__TASK BRIEF__. Only the lines from the start of the data to the line containing "(0,0) rectangle (862,443);", both included, should be output, exactly and without pictures.

============

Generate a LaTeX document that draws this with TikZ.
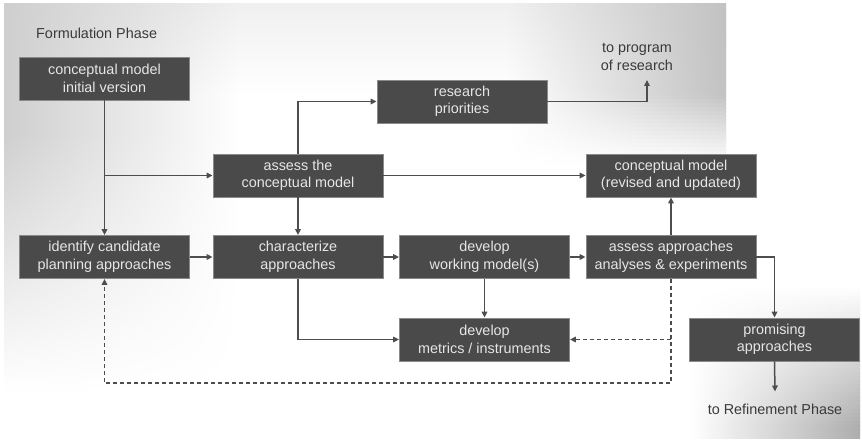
\documentclass[tikz,border=0pt]{standalone}
\usepackage{fontspec}
\setmainfont{Liberation Sans}
\usetikzlibrary{arrows.meta}

\definecolor{boxfill}{HTML}{4A4A4A}
\definecolor{boxrim}{HTML}{8A8A8A}
\definecolor{boxtext}{HTML}{E6E6E6}
\definecolor{wire}{HTML}{4D4D4D}
\definecolor{labeltext}{HTML}{3A3A3A}

\tikzset{
  stepbox/.style={rectangle, fill=boxfill, draw=boxrim, line width=0.8pt,
    minimum width=170pt, minimum height=43pt, inner sep=0pt,
    align=center, text=boxtext},
  plainlabel/.style={align=center, text=labeltext, inner sep=0pt},
  flow/.style={draw=wire, line width=1.5pt,
    -{Triangle[length=6pt,width=5.5pt]}},
  backflow/.style={draw=wire, line width=1.4pt, dash pattern=on 4pt off 3pt,
    -{Triangle[length=6pt,width=5.5pt]}},
}

\begin{document}
\begin{tikzpicture}[x=1pt, y=-1pt, font=\fontsize{14.4}{17.5}\selectfont]
  \useasboundingbox[fill=white] (0,0) rectangle (862,443);

  % background panels, built from thin horizontally shaded strips
  \fill[top color=black!6, bottom color=white] (4,4) rectangle (726,95);
  % left panel: grey along the left edge, fading out lower down
  \foreach \yy in {4,8,...,388}{
    \pgfmathsetmacro{\k}{max(0,min(19,19*(392-\yy)/260))}
    \pgfmathsetmacro{\j}{max(0,6*(95-\yy)/91)}
    \fill[left color=black!\k, right color=black!\j] (4,\yy) rectangle (240,\yy+5);
  }
  % upper right panel: grey along its right edge, fading out below
  \foreach \yy in {4,8,...,160}{
    \pgfmathsetmacro{\k}{max(0,min(24,24*(164-\yy)/70))}
    \pgfmathsetmacro{\j}{max(0,6*(95-\yy)/91)}
    \fill[left color=black!\j, right color=black!\k] (507,\yy) rectangle (726,\yy+5);
  }
  % lower right panel: grey along the right edge, growing downwards
  \foreach \yy in {285,289,...,436}{
    \pgfmathsetmacro{\k}{max(0,min(32,32*(\yy-285)/140))}
    \fill[left color=white, right color=black!\k] (690,\yy) rectangle (860,\yy+5);
  }

  % titles and loose labels
  \node[plainlabel, anchor=west] (phase) at (36,33) {Formulation Phase};
  \node[plainlabel] (toprog) at (637,57) {to program\\of research};
  \node[plainlabel] (refine) at (775,409) {to Refinement Phase};
  \coordinate (progend) at (647,80);

  % process boxes
  \node[stepbox] (cmi)   at (104.5,78.5)  {conceptual model\\initial version};
  \node[stepbox] (assess) at (298,175.5)  {assess the\\conceptual model};
  \node[stepbox] (prior) at (462,101.5)   {research\\priorities};
  \node[stepbox] (cmr)   at (671,175.5)   {conceptual model\\(revised and updated)};
  \node[stepbox] (ident) at (104.5,257)   {identify candidate\\planning approaches};
  \node[stepbox] (charac) at (298,257)    {characterize\\approaches};
  \node[stepbox] (work)  at (484.5,257)   {develop\\working model(s)};
  \node[stepbox] (aapp)  at (671,257)     {assess approaches\\analyses \& experiments};
  \node[stepbox] (metr)  at (484.5,339.5) {develop\\metrics / instruments};
  \node[stepbox] (prom)  at (774.5,339.5) {promising\\approaches};

  % solid connectors
  \coordinate (split) at (104.5,175.5);
  \draw[flow] (cmi) -- (ident);
  \draw[flow] (split) -- (assess.west);
  \draw[flow] (assess.north) |- (prior.west);
  \draw[flow] (prior.east) -| (progend);
  \draw[flow] (assess.east) -- (cmr.west);
  \draw[flow] (assess) -- (charac);
  \draw[flow] (ident) -- (charac);
  \draw[flow] (charac) -- (work);
  \draw[flow] (work) -- (aapp);
  \draw[flow] (charac.south) |- (metr.west);
  \draw[flow] (work) -- (metr);
  \draw[flow] (aapp) -- (cmr);
  \draw[flow] (aapp.east) -| (prom.north);
  \draw[flow] (prom.south) -- ([yshift=12pt]refine.north);

  % dashed feedback loops
  \coordinate (loopcorner) at (671,383);
  \draw[backflow] (aapp.south) -- (loopcorner) -| (ident.south);
  \draw[backflow] (aapp.south |- metr.east) -- (metr.east);
\end{tikzpicture}
\end{document}
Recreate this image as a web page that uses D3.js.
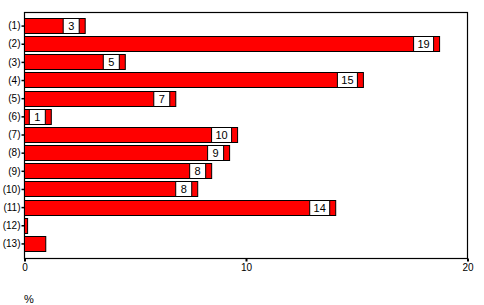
<!DOCTYPE html>
<html>
<head>
<meta charset="utf-8">
<script src="https://cdn.jsdelivr.net/npm/d3@7"></script>
<style>
  body { margin: 0; background: #fff; }
  text { font-family: "Liberation Sans", Arial, sans-serif; }
</style>
</head>
<body>
<div id="chart"></div>
<script>
// Row labels and percentages
const categories = ["(1)", "(2)", "(3)", "(4)", "(5)", "(6)", "(7)", "(8)", "(9)", "(10)", "(11)", "(12)", "(13)"];
const values = [2.74, 18.74, 4.55, 15.3, 6.83, 1.21, 9.62, 9.26, 8.45, 7.82, 14.05, 0.14, 0.96];
// Numbers shown in the white boxes (null = no box)
const boxLabels = [3, 19, 5, 15, 7, 1, 10, 9, 8, 8, 14, null, null];
const xTicks = [0, 10, 20];

const width = 484, height = 305;
const plot = {left: 24.5, right: 467.5, top: 12.5, bottom: 258.5};

let data = categories.map((c, i) => ({cat: c, value: values[i], label: boxLabels[i]}));

let svg = d3.select("#chart")
    .append("svg")
    .attr("width", width)
    .attr("height", height);

// Scales
let x = d3.scaleLinear()
    .domain([0, 20])
    .range([plot.left, plot.right]);

let y = d3.scaleBand()
    .domain(categories)
    .range([18, 252])
    .paddingInner(0.11)
    .paddingOuter(0);

// Plot frame
svg.append("rect")
    .attr("x", plot.left)
    .attr("y", plot.top)
    .attr("width", plot.right - plot.left)
    .attr("height", plot.bottom - plot.top)
    .attr("fill", "none")
    .attr("stroke", "#000")
    .attr("stroke-width", 1.2);

// Bars
svg.selectAll("rect.bar")
    .data(data)
    .enter()
    .append("rect")
    .attr("class", "bar")
    .attr("x", x(0))
    .attr("y", d => Math.round(y(d.cat)) + 0.5)
    .attr("width", d => x(d.value) - x(0))
    .attr("height", Math.round(y.bandwidth()) - 1)
    .attr("fill", "#ff0000")
    .attr("stroke", "#000")
    .attr("stroke-width", 1);

// Value boxes
let boxes = svg.selectAll("g.box")
    .data(data.filter(d => d.label !== null))
    .enter()
    .append("g")
    .attr("class", "box");

boxes.append("rect")
    .attr("x", d => x(d.value) - 6 - (d.label >= 10 ? 20 : 16))
    .attr("y", d => Math.round(y(d.cat)) + 0.5)
    .attr("width", d => d.label >= 10 ? 20 : 16)
    .attr("height", Math.round(y.bandwidth()) - 1)
    .attr("fill", "#fff")
    .attr("stroke", "#000")
    .attr("stroke-width", 1);

boxes.append("text")
    .attr("x", d => x(d.value) - 6 - (d.label >= 10 ? 10 : 8))
    .attr("y", d => Math.round(y(d.cat)) + y.bandwidth() / 2 + 4)
    .attr("text-anchor", "middle")
    .style("font-size", "11px")
    .text(d => d.label);

// Y axis
let yAxis = svg.append("g")
    .attr("transform", `translate(${plot.left}, 0)`)
    .call(d3.axisLeft(y).tickSize(3).tickPadding(1));
yAxis.select(".domain").remove();
yAxis.selectAll("line").attr("stroke", "#000").attr("stroke-width", 1.5);
yAxis.selectAll("text")
    .style("font-family", "'Liberation Sans', Arial, sans-serif")
    .style("font-size", "10px")
    .attr("fill", "#000");

// X axis
let xAxis = svg.append("g")
    .attr("transform", `translate(0, ${plot.bottom})`)
    .call(d3.axisBottom(x).tickValues(xTicks).tickSize(3).tickPadding(2).tickFormat(d3.format("d")));
xAxis.select(".domain").remove();
xAxis.selectAll("line").attr("stroke", "#000").attr("stroke-width", 2);
xAxis.selectAll("text")
    .style("font-family", "'Liberation Sans', Arial, sans-serif")
    .style("font-size", "10px")
    .attr("fill", "#000");

// Unit label
svg.append("text")
    .attr("x", 24)
    .attr("y", 303)
    .style("font-size", "11px")
    .text("%");
</script>
</body>
</html>
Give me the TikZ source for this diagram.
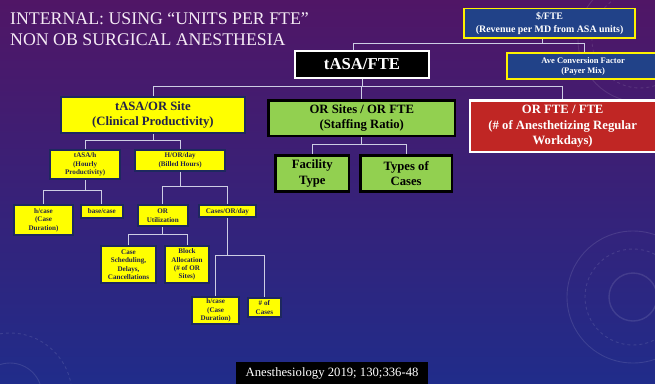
\documentclass[tikz,border=0pt]{standalone}
\usepackage{fontspec}
\setmainfont{Liberation Serif}
\usetikzlibrary{calc}

\definecolor{bgtop}{RGB}{80,22,102}
\definecolor{bgmid}{RGB}{56,34,122}
\definecolor{bgbot}{RGB}{32,44,138}
\definecolor{boxyellow}{RGB}{255,255,0}
\definecolor{navyline}{RGB}{30,40,95}
\definecolor{navytext}{RGB}{35,35,72}
\definecolor{okgreen}{RGB}{146,208,80}
\definecolor{alertred}{RGB}{192,38,36}
\definecolor{steelblue}{RGB}{33,66,136}
\definecolor{connline}{RGB}{205,205,228}

\tikzset{
  corner/.style={anchor=north west, inner sep=1pt, align=center},
  ybig/.style={corner, fill=boxyellow, draw=navyline, line width=2.2pt, text=navytext,
    font=\bfseries\fontsize{12.7}{15.2}\selectfont},
  ysmall/.style={corner, fill=boxyellow, draw=navyline, line width=2pt, text=navytext,
    font=\bfseries\fontsize{7.1}{8.4}\selectfont},
  gbox/.style={corner, fill=okgreen, draw=black, line width=2.6pt, text=black,
    font=\bfseries\fontsize{12.7}{15.2}\selectfont},
  rbox/.style={corner, fill=alertred, draw=white, line width=2.4pt, text=white,
    font=\bfseries\fontsize{12.7}{15.5}\selectfont},
  kbox/.style={corner, fill=black, draw=white, line width=2pt, text=white,
    font=\bfseries\fontsize{16.7}{20}\selectfont},
  bbox/.style={corner, fill=steelblue, draw=yellow, line width=1.4pt, text=white},
  conn/.style={draw=connline, line width=0.9pt},
  deco/.style={draw=white, opacity=0.11, line width=0.9pt},
}

\begin{document}
\begin{tikzpicture}[x=1pt,y=-1pt]
  % background
  \useasboundingbox (0,0) rectangle (655,383);
  \shade[top color=bgtop, middle color=bgmid, bottom color=bgbot] (0,0) rectangle (655,383);
  % faint ornamental rings
  \begin{scope}
    \clip (0,0) rectangle (655,383);
    \draw[deco, line width=1.4pt] (633,297) circle (24);
    \draw[deco, dashed] (633,297) circle (48);
    \draw[deco] (633,297) circle (66);
    \draw[deco] (640,40) circle (62);
    \draw[deco, dashed] (640,40) circle (48);
    \draw[deco] (10,395) circle (32);
    \draw[deco, dashed] (10,395) circle (62);
  \end{scope}

  % title
  \node[anchor=base west, inner sep=0pt, text=white!92!violet, font=\fontsize{17.8}{21}\selectfont]
    (title1) at (10,24) {INTERNAL: USING “UNITS PER FTE”};
  \node[anchor=base west, inner sep=0pt, text=white!92!violet, font=\fontsize{17.8}{21}\selectfont]
    (title2) at (10,45) {NON OB SURGICAL ANESTHESIA};

  % top level
  \node[bbox, minimum width=171pt, minimum height=29.4pt, font=\bfseries\fontsize{9.9}{12.7}\selectfont]
    (usd) at (463.4,8) {\$/FTE\\(Revenue per MD from ASA units)};
  \node[bbox, minimum width=152pt, minimum height=26pt, font=\bfseries\fontsize{8.5}{10.2}\selectfont]
    (ave) at (506.4,52.4) {Ave Conversion Factor\\(Payer Mix)};
  \node[kbox, minimum width=134pt, minimum height=26.7pt] (tasa) at (294,50) {tASA/FTE};

  % second level
  \node[ybig, minimum width=184.3pt, minimum height=35.7pt] (site) at (59.7,96)
    {tASA/OR Site\\(Clinical Productivity)};
  \node[gbox, minimum width=186.4pt, minimum height=35.4pt] (ratio) at (267.3,99.3)
    {OR Sites / OR FTE\\(Staffing Ratio)};
  \node[rbox, minimum width=186pt, minimum height=51.6pt] (red) at (468.5,99.2)
    {OR FTE / FTE\\(\# of Anesthetizing Regular\\Workdays)};

  % staffing ratio children
  \node[gbox, minimum width=73.4pt, minimum height=36.4pt] (fac) at (274.3,154)
    {Facility\\Type};
  \node[gbox, minimum width=91.7pt, minimum height=36.4pt] (types) at (359,154)
    {Types of\\Cases};

  % productivity branch
  \node[ysmall, minimum width=69.9pt, minimum height=29.8pt] (hourly) at (49.2,148.6)
    {tASA/h\\(Hourly\\Productivity)};
  \node[ysmall, minimum width=89.9pt, minimum height=21.2pt] (billed) at (134.2,148.6)
    {H/OR/day\\(Billed Hours)};
  \node[ysmall, minimum width=58.6pt, minimum height=29.9pt] (hcase) at (13.2,204.2)
    {h/case\\(Case\\Duration)};
  \node[ysmall, minimum width=41.9pt, minimum height=12.6pt] (base) at (79.9,204.2)
    {base/case};
  \node[ysmall, minimum width=49.7pt, minimum height=20.6pt] (util) at (136.9,204.2)
    {OR\\Utilization};
  \node[ysmall, minimum width=57.5pt, minimum height=12.2pt] (cases) at (197.6,204.2)
    {Cases/OR/day};
  \node[ysmall, minimum width=55.2pt, minimum height=36.6pt] (sched) at (99.9,245.2)
    {Case\\Scheduling,\\Delays,\\Cancellations};
  \node[ysmall, minimum width=44.8pt, minimum height=36.6pt] (block) at (163.6,245.2)
    {Block\\Allocation\\(\# of OR\\Sites)};
  \node[ysmall, minimum width=47.5pt, minimum height=27.2pt] (hcase2) at (190.9,295.9)
    {h/case\\(Case\\Duration)};
  \node[ysmall, minimum width=33.5pt, minimum height=19.5pt] (num) at (246.6,296.9)
    {\# of\\Cases};

  % citation
  \node[corner, fill=black, text=white, minimum width=191.7pt, minimum height=22pt,
    font=\fontsize{12.7}{15}\selectfont] (cite) at (236,362) {Anesthesiology 2019; 130;336-48};

  % connectors: revenue box to tASA/FTE and conversion factor
  \coordinate (usdfoot) at ($(usd.south)+(-7,0)$);
  \coordinate (tasahead) at ($(tasa.north)+(-9,0)$);
  \coordinate (avehead) at ($(ave.north)+(1,0)$);
  \draw[conn] (usd.south -| usdfoot) -- (usdfoot |- 0,43.3);
  \draw[conn] (tasahead) -- (tasahead |- 0,43.3) -- (avehead |- 0,43.3) -- (avehead);

  % tASA/FTE to its three factors
  \draw[conn] (tasa.south) -- (tasa.south |- 0,86);
  \draw[conn] (site.north) -- (site.north |- 0,86) -- (red.north |- 0,86) -- (red.north);
  \draw[conn] (ratio.north |- 0,86) -- (ratio.north);

  % staffing ratio split
  \draw[conn] (ratio.south) -- (ratio.south |- 0,144);
  \draw[conn] (fac.north) -- (fac.north |- 0,144) -- (types.north |- 0,144) -- (types.north);

  % productivity split
  \draw[conn] (site.south) -- (site.south |- 0,140.7);
  \draw[conn] (hourly.north) -- (hourly.north |- 0,140.7) -- (billed.north |- 0,140.7) -- (billed.north);

  \draw[conn] (hourly.south) -- (hourly.south |- 0,190.7);
  \draw[conn] (hcase.north) -- (hcase.north |- 0,190.7) -- (base.north |- 0,190.7) -- (base.north);

  \draw[conn] (billed.south) -- (billed.south |- 0,186);
  \draw[conn] (util.north) -- (util.north |- 0,186) -- (cases.north |- 0,186) -- (cases.north);

  \draw[conn] (util.south) -- (util.south |- 0,234.3);
  \draw[conn] (sched.north) -- (sched.north |- 0,234.3) -- (block.north |- 0,234.3) -- (block.north);

  \draw[conn] (cases.south) -- (cases.south |- 0,255);
  \draw[conn] (hcase2.north) -- (hcase2.north |- 0,255) -- (num.north |- 0,255) -- (num.north);
\end{tikzpicture}
\end{document}
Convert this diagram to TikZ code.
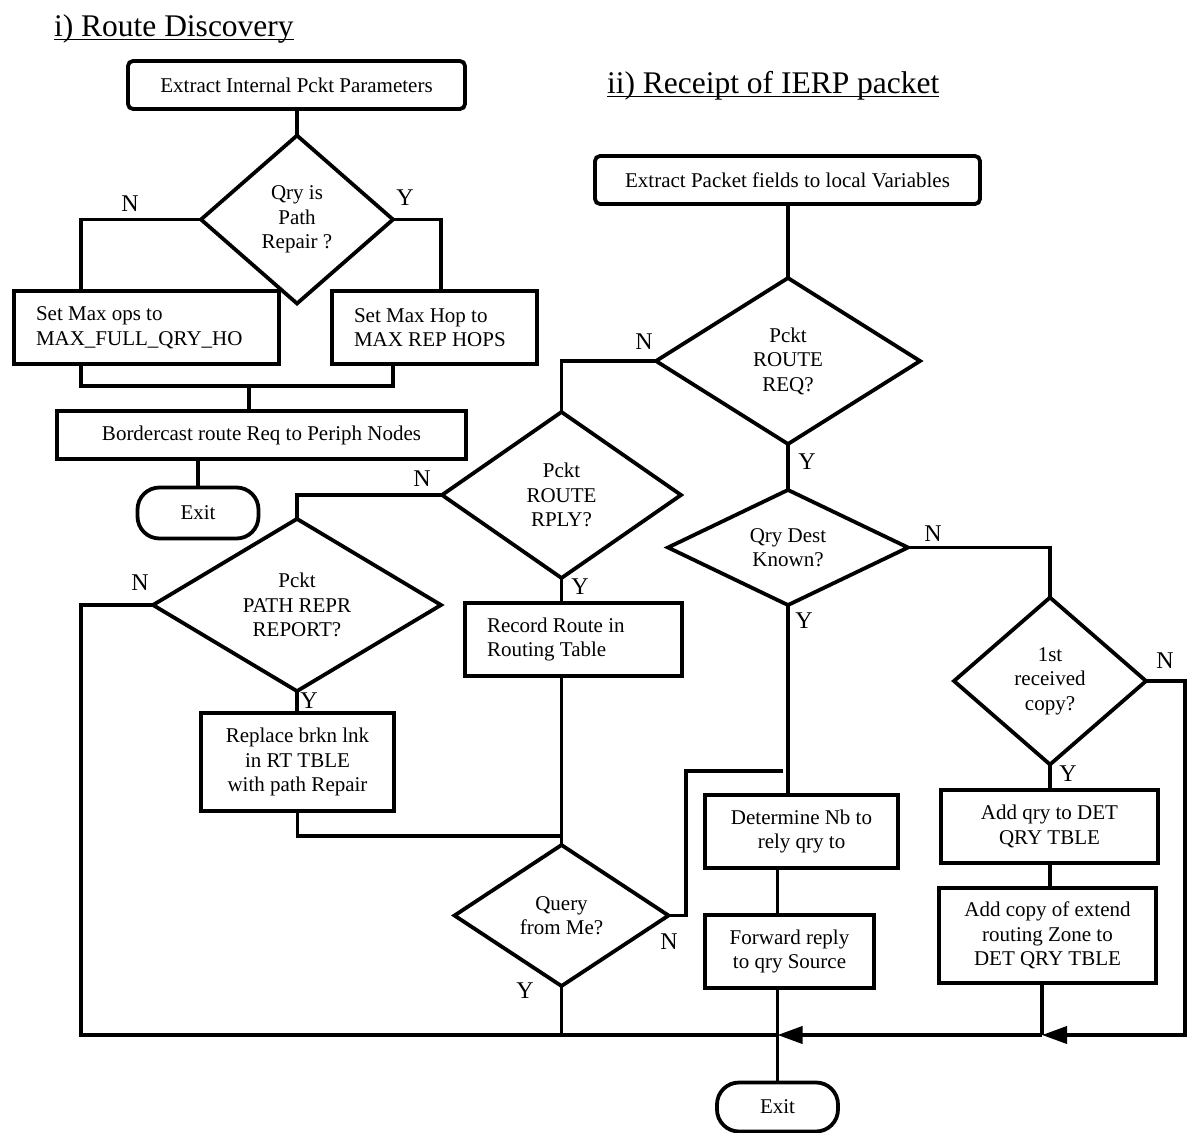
\documentclass[tikz,border=0pt]{standalone}
\usepackage{fontspec}
\setmainfont{Liberation Serif}
\usetikzlibrary{shapes.geometric,arrows.meta}

\begin{document}
\begin{tikzpicture}[x=1pt,y=-1pt,
  every node/.style={font=\fontsize{21}{24.5}\selectfont, inner sep=0pt, outer sep=0pt},
  flow/.style={line width=3.8pt},
  proc/.style={draw, line width=3.8pt, rectangle, align=center},
  startbox/.style={proc, rounded corners=5pt},
  term/.style={proc, rounded corners=22pt},
  dec/.style={draw, line width=3.8pt, diamond, align=center},
  yn/.style={font=\fontsize{24}{24}\selectfont},
  ttl/.style={font=\fontsize{31.5}{32}\selectfont, anchor=base west},
  tip/.style={-{Triangle[length=25pt,width=17pt]}},
]
\useasboundingbox (0,0) rectangle (1187,1133);

% ---------- titles ----------
\node[ttl] (t1) at (54,36) {i) Route Discovery};
\draw[line width=1.8pt] ([yshift=-3.5pt]t1.base west) -- ([yshift=-3.5pt]t1.base east);
\node[ttl] (t2) at (607,93) {ii) Receipt of IERP packet};
\draw[line width=1.8pt] ([yshift=-3.5pt]t2.base west) -- ([yshift=-3.5pt]t2.base east);

% ---------- i) route discovery ----------
\node[startbox, minimum width=337, minimum height=48] (s1) at (296.5,85) {Extract Internal Pckt Parameters};
\node[dec, minimum width=192, minimum height=168] (d1) at (297,219.5) {Qry is\\Path\\Repair ?};
\node[proc, minimum width=265, minimum height=73, text width=221, align=flush left] (maxops) at (146.5,327.5) {Set Max ops to\\MAX\_FULL\_QRY\_HO};
\node[proc, minimum width=205, minimum height=73, text width=161, align=flush left] (maxhop) at (434.5,327.5) {Set Max Hop to\\MAX REP HOPS};
\node[proc, minimum width=409, minimum height=48] (border) at (261.5,435) {Bordercast route Req to Periph Nodes};
\node[term, minimum width=121, minimum height=51] (exit1) at (198,513) {Exit};

\coordinate (lx) at (81,0);
\coordinate (rx) at (441,0);
\coordinate (mx) at (393,0);
\coordinate (m1) at (249,386);

\draw[flow] (s1.south -| d1) -- (d1.north);
\draw[flow] (d1.west) -| (maxops.north -| lx);
\draw[flow] (d1.east) -| (maxhop.north -| rx);
\draw[flow] (maxops.south -| lx) |- (m1) -| (maxhop.south -| mx);
\draw[flow] (m1) -- (border.north -| m1);
\draw[flow] (border.south -| exit1) -- (exit1.north);

\node[yn] (n1) at (130,204) {N};
\node[yn] (y1) at (405,198) {Y};

% ---------- ii) receipt of IERP packet ----------
\node[startbox, minimum width=385, minimum height=48] (s2) at (787.5,180) {Extract Packet fields to local Variables};
\node[dec, minimum width=264, minimum height=166] (d2) at (788,361) {Pckt\\ROUTE\\REQ?};
\node[dec, minimum width=239, minimum height=166] (d3) at (561.5,495) {Pckt\\ROUTE\\RPLY?};
\node[dec, minimum width=240, minimum height=111] (d4) at (788,547.5) {Qry Dest\\Known?};
\node[dec, minimum width=288, minimum height=168] (d7) at (297,605) {Pckt\\PATH REPR\\REPORT?};
\node[dec, minimum width=192, minimum height=167] (d5) at (1050,681) {1st\\received\\copy?};
\node[dec, minimum width=214, minimum height=141] (d6) at (561.5,915.5) {Query\\from Me?};

\node[proc, minimum width=217, minimum height=73, text width=173, align=flush left] (rec) at (573.5,639.5) {Record Route in\\Routing Table};
\node[proc, minimum width=193, minimum height=98] (rep) at (297.5,762) {Replace brkn lnk\\in RT TBLE\\with path Repair};
\node[proc, minimum width=193, minimum height=73] (det) at (801.5,831.5) {Determine Nb to\\rely qry to};
\node[proc, minimum width=169, minimum height=73] (fwd) at (789.5,951.5) {Forward reply\\to qry Source};
\node[proc, minimum width=217, minimum height=73] (addq) at (1049.5,826.5) {Add qry to DET\\QRY TBLE};
\node[proc, minimum width=217, minimum height=95] (addc) at (1047.5,935.5) {Add copy of extend\\routing Zone to\\DET QRY TBLE};
\node[term, minimum width=121, minimum height=49] (exit2) at (777.5,1107) {Exit};

\coordinate (j1) at (777.5,1035);
\coordinate (j2) at (1042,1035);
\coordinate (rr) at (1185,1035);
\coordinate (ll) at (81,1035);
\coordinate (mj) at (561.5,836);
\coordinate (qa) at (686,771);
\coordinate (qb) at (782.5,771);

\draw[flow] (s2.south -| d2) -- (d2.north);
\draw[flow] (d2.west) -| (d3.north);
\draw[flow] (d2.south) -- (d4.north);
\draw[flow] (d4.south) -- (d4.south |- det.north);
\draw[flow] (d4.east) -| (d5.north);
\draw[flow] (d5.south) -- (d5.south |- addq.north);
\draw[flow] (addq.south -| d5) -- (addc.north -| d5);
\draw[flow, tip] (d5.east) -| (rr) -- (j2);
\draw[flow] (addc.south -| j2) -- (j2);
\draw[flow, tip] (j2) -- (j1);
\draw[flow] (det.south -| exit2) -- (fwd.north -| exit2);
\draw[flow] (fwd.south -| exit2) -- (exit2.north);
\draw[flow] (d3.south) -- (d3.south |- rec.north);
\draw[flow] (rec.south -| d3) -- (d6.north);
\draw[flow] (d3.west) -| (d7.north);
\draw[flow] (d7.south) -- (d7.south |- rep.north);
\draw[flow] (rep.south) |- (mj);
\draw[flow] (d7.west) -| (ll) -- (j1);
\draw[flow] (d6.south) -- (d6.south |- ll);
\draw[flow] (d6.east) -| (qa) -- (qb);

\node[yn] (n2) at (644,342) {N};
\node[yn] (y2) at (807,462) {Y};
\node[yn] (n3) at (422,479) {N};
\node[yn] (y3) at (580,587) {Y};
\node[yn] (n4) at (933,534) {N};
\node[yn] (y4) at (804,621) {Y};
\node[yn] (n7) at (140,583) {N};
\node[yn] (y7) at (309,701) {Y};
\node[yn] (n5) at (1165,661) {N};
\node[yn] (y5) at (1068,774) {Y};
\node[yn] (n6) at (669,942) {N};
\node[yn] (y6) at (525,991) {Y};
\end{tikzpicture}
\end{document}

============

__PROBLEM SOLUTION__.
Generate a LaTeX document that draws this with TikZ.
\documentclass[tikz,border=0pt]{standalone}
\usepackage{fontspec}
\setmainfont{Liberation Sans}
\usetikzlibrary{arrows.meta}

\definecolor{boxfill}{HTML}{4A4A4A}
\definecolor{boxrim}{HTML}{8A8A8A}
\definecolor{boxtext}{HTML}{E6E6E6}
\definecolor{wire}{HTML}{4D4D4D}
\definecolor{labeltext}{HTML}{3A3A3A}

\tikzset{
  stepbox/.style={rectangle, fill=boxfill, draw=boxrim, line width=0.8pt,
    minimum width=170pt, minimum height=43pt, inner sep=0pt,
    align=center, text=boxtext},
  plainlabel/.style={align=center, text=labeltext, inner sep=0pt},
  flow/.style={draw=wire, line width=1.5pt,
    -{Triangle[length=6pt,width=5.5pt]}},
  backflow/.style={draw=wire, line width=1.4pt, dash pattern=on 4pt off 3pt,
    -{Triangle[length=6pt,width=5.5pt]}},
}

\begin{document}
\begin{tikzpicture}[x=1pt, y=-1pt, font=\fontsize{14.4}{17.5}\selectfont]
  \useasboundingbox[fill=white] (0,0) rectangle (862,443);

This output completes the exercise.